Links: Die Abschaltung des GLI3-Transkriptionsfaktors in Mäuseembryonen führt zu exzessiver Zellproliferation (grün) und verhindert die Bildung der Anlagen (rot) des zukünftigen ersten (Daumen) und zweiten Fingers in der oberen Hälfte der Vorderpfote. Rechts: Nach Abschaltung von GLI3 hat sich eine Vorderpfote mit sieben Fingern gebildet.

In Embryos gibt es während der Organentwicklung präzise Zeitfenster, in denen sich die Vorläuferzellen von Geweben und Organen rapide vermehren, um genug Zellen zur Organbildung zu generieren. Im Gegensatz zu Tumoren sind diese Zellteilungen jedoch strikt geregelt, sodass genügend, aber nicht zu viele Zellen zur Bildung von Organen und Geweben vorhanden sind. Dr. Javier Lopez-Rios und Kollegen aus der Forschungsgruppe von Prof. Rolf Zeller konnten nun nachweisen, dass bei der Bildung von fünf Fingern der Transkriptionsfaktor GLI3 während des rasanten Wachstums der embryonalen Extremitätenknospen die Balance zwischen Zellteilung (Proliferation) und Differenzierung steuert. Die Proliferation wird dabei von GLI3 gezielt gebremst und mit der Zelldifferenzierung zeitlich und räumlich eng verknüpft. Die Studie, die auch zeigt, wie Störungen der Zellproliferation zu angeborenen Missbildungen führen, wurde in der Zeitschrift «Developmental Cell» veröffentlicht.

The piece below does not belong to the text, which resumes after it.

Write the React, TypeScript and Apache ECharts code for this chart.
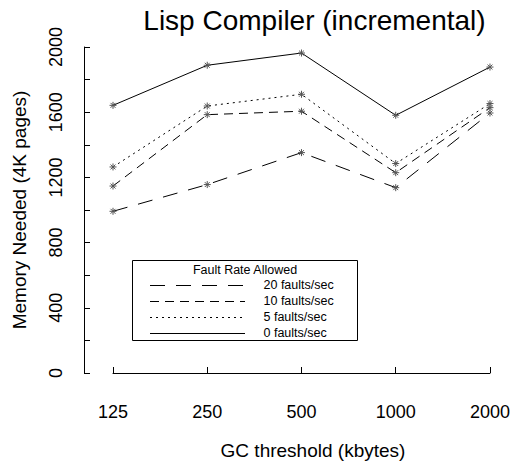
import React, { useEffect, useRef } from "react";
import * as echarts from "echarts";

const categories = ["125", "250", "500", "1000", "2000"];
const seriesNames = ["20 faults/sec", "10 faults/sec", "5 faults/sec", "0 faults/sec"];
const faults20 = [992, 1156, 1352, 1137, 1595];
const faults10 = [1147, 1585, 1606, 1229, 1628];
const faults5 = [1264, 1638, 1710, 1285, 1653];
const faults0 = [1642, 1888, 1963, 1581, 1877];
const seriesValues = [faults20, faults10, faults5, faults0];
const dashes: (number[] | "solid")[] = [[15, 11], [9, 6], [2, 4], "solid"];

const FONT = "'Liberation Sans', Arial, Helvetica, sans-serif";
const STAR = "path://M5,0L5,10M0,5L10,5M1.5,1.5L8.5,8.5M1.5,8.5L8.5,1.5";

export default function App() {
  const ref = useRef<HTMLDivElement>(null);
  useEffect(() => {
    if (!ref.current) return;
    const chart = echarts.init(ref.current, null, { renderer: "svg" });
    const legendRows = [285, 301, 317, 333];
    const legendGraphics: any[] = [
      {
        type: "rect",
        shape: { x: 132.5, y: 260.5, width: 225, height: 80 },
        style: { fill: "#fff", stroke: "#000", lineWidth: 1 },
        z: 100,
      },
      {
        type: "text",
        style: {
          text: "Fault Rate Allowed",
          x: 245,
          y: 269.5,
          align: "center",
          verticalAlign: "middle",
          font: `12.5px ${FONT}`,
          fill: "#000",
        },
        z: 101,
      },
    ];
    seriesNames.forEach((n, i) => {
      legendGraphics.push({
        type: "line",
        shape: { x1: 150, y1: legendRows[i] + 0.5, x2: 245, y2: legendRows[i] + 0.5 },
        style: {
          stroke: "#000",
          lineWidth: 1,
          lineDash: dashes[i] === "solid" ? null : (dashes[i] as number[]),
        },
        z: 101,
      });
      legendGraphics.push({
        type: "text",
        style: {
          text: n,
          x: 263.5,
          y: legendRows[i],
          align: "left",
          verticalAlign: "middle",
          font: `12.5px ${FONT}`,
          fill: "#000",
        },
        z: 101,
      });
    });

    chart.setOption({
      animation: false,
      backgroundColor: "#fff",
      grid: { left: 113, right: 23, top: 47, bottom: 93, containLabel: false },
      xAxis: {
        type: "category",
        data: categories,
        boundaryGap: false,
        offset: 8,
        axisLine: { lineStyle: { color: "#000", width: 1 } },
        axisTick: { inside: true, length: 6, lineStyle: { color: "#000" } },
        axisLabel: { margin: 22, color: "#000", fontSize: 18, fontFamily: FONT },
        splitLine: { show: false },
      },
      yAxis: {
        type: "value",
        min: 0,
        max: 2000,
        interval: 200,
        offset: 29,
        name: "Memory Needed (4K pages)",
        nameLocation: "middle",
        nameGap: 55,
        nameTextStyle: { color: "#000", fontSize: 19, fontFamily: FONT },
        axisLine: { show: true, lineStyle: { color: "#000", width: 1 } },
        axisTick: { show: true, inside: true, length: 6, lineStyle: { color: "#000" } },
        axisLabel: {
          rotate: 90,
          margin: 19,
          color: "#000",
          fontSize: 18,
          fontFamily: FONT,
          formatter: (v: number) => (v % 400 === 0 ? String(v) : ""),
        },
        splitLine: { show: false },
      },
      series: seriesNames.map((n, i) => ({
        name: n,
        type: "line",
        data: seriesValues[i],
        symbol: STAR,
        symbolSize: 7,
        itemStyle: { color: "none", borderColor: "#555", borderWidth: 1 },
        lineStyle: { color: "#000", width: 1, type: dashes[i] },
        emphasis: { disabled: true },
      })),
      graphic: [
        {
          type: "text",
          style: {
            text: "Lisp Compiler (incremental)",
            x: 314.5,
            y: 20.3,
            align: "center",
            verticalAlign: "middle",
            font: `28px ${FONT}`,
            fill: "#000",
          },
        },
        {
          type: "text",
          style: {
            text: "GC threshold (kbytes)",
            x: 313,
            y: 450,
            align: "center",
            verticalAlign: "middle",
            font: `19px ${FONT}`,
            fill: "#000",
          },
        },
        ...legendGraphics,
      ],
    });
    return () => chart.dispose();
  }, []);
  return (
    <div
      ref={ref}
      style={{ position: "fixed", left: 0, top: 0, width: 513, height: 466 }}
    />
  );
}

Polydaktylien sind relativ häufig

In der Vergangenheit wurden vor allem molekulare Netzwerke studiert, welche die Proliferation und Musterbildung der embryonalen Vorläufer- und Stammzellen kontrollieren. Hingegen sind Prozesse weniger gut verstanden, welche die proliferative Expansion der Vorläuferzellen beenden und die Zelldifferenzierung einleiten. Es ist jedoch klar, dass im Embryo die Zeitfenster für die Proliferation von bestimmten Vorläuferzellen streng reguliert sind und dass Abweichungen davon zu angeborenen Missbildungen führen, zum Beispiel zur Bildung eines zusätzlichen Fingers – einer sogenannten Polydaktylie. Bei Menschen treten Polydaktylien mit einer Wahrscheinlichkeit von einem Fall in 500–1000 Neugeborenen relativ häufig auf. Ein berühmtes Beispiel sind die polydaktilen Katzen des Schriftstellers Ernest Hemingway mit sechs Zehen.

Anomalien in Musterbildung und Koordination

In Mäuseembryonen hat das gezielte Abschalten des GLI3-Transkriptionsfaktors drastische Folgen: Statt fünf bilden sich bis zu acht Finger pro Vorderpfote. Zellers Gruppe fand nun heraus, dass GLI3 normalerweise eine Doppelfunktion hat, indem es die Zellproliferation so bremst, dass nicht zu viele Vorläuferzellen gebildet werden und gleichzeitig deren Differenzierung in die Anlagen der fünf Finger zum richtigen Zeitpunkt auslöst. Fehlt GLI3 in der Extremitätenknospe von Mäuseembryonen, werden zu viele Vorläuferzellen produziert, und ihre Differenzierung verzögert sich, sodass zusätzliche Finger angelegt werden. GLI3 koordiniert also die Proliferation und Differenzierung von Zellen sowohl zeitlich als auch räumlich.

Beim Menschen führen Mutationen im GLI3-Gen zu verschiedenen Syndromen (Missbildungen in verschiedenen Geweben) und Polydaktylien. Die Analyse von GLI3 in Mäuseembryonen zeigt nun, dass diese angeborenen Missbildungen – anders als bisher meist angenommen – nicht unbedingt eine Konsequenz von fehlerhafter Musterbildung sind, sondern auch durch Anomalien in der Koordination von Proliferation und Differenzierung entstehen. Da Mutationen im vom GLI3 gesteuerten molekularen Netzwerk bei Kindern und Erwachsenen zu bösartigen Tumoren führen können, tragen die Resultate dieser Studie auch zum Verständnis der Veränderungen bei, die zur unkontrollierten Proliferation von Tumorzellen führen.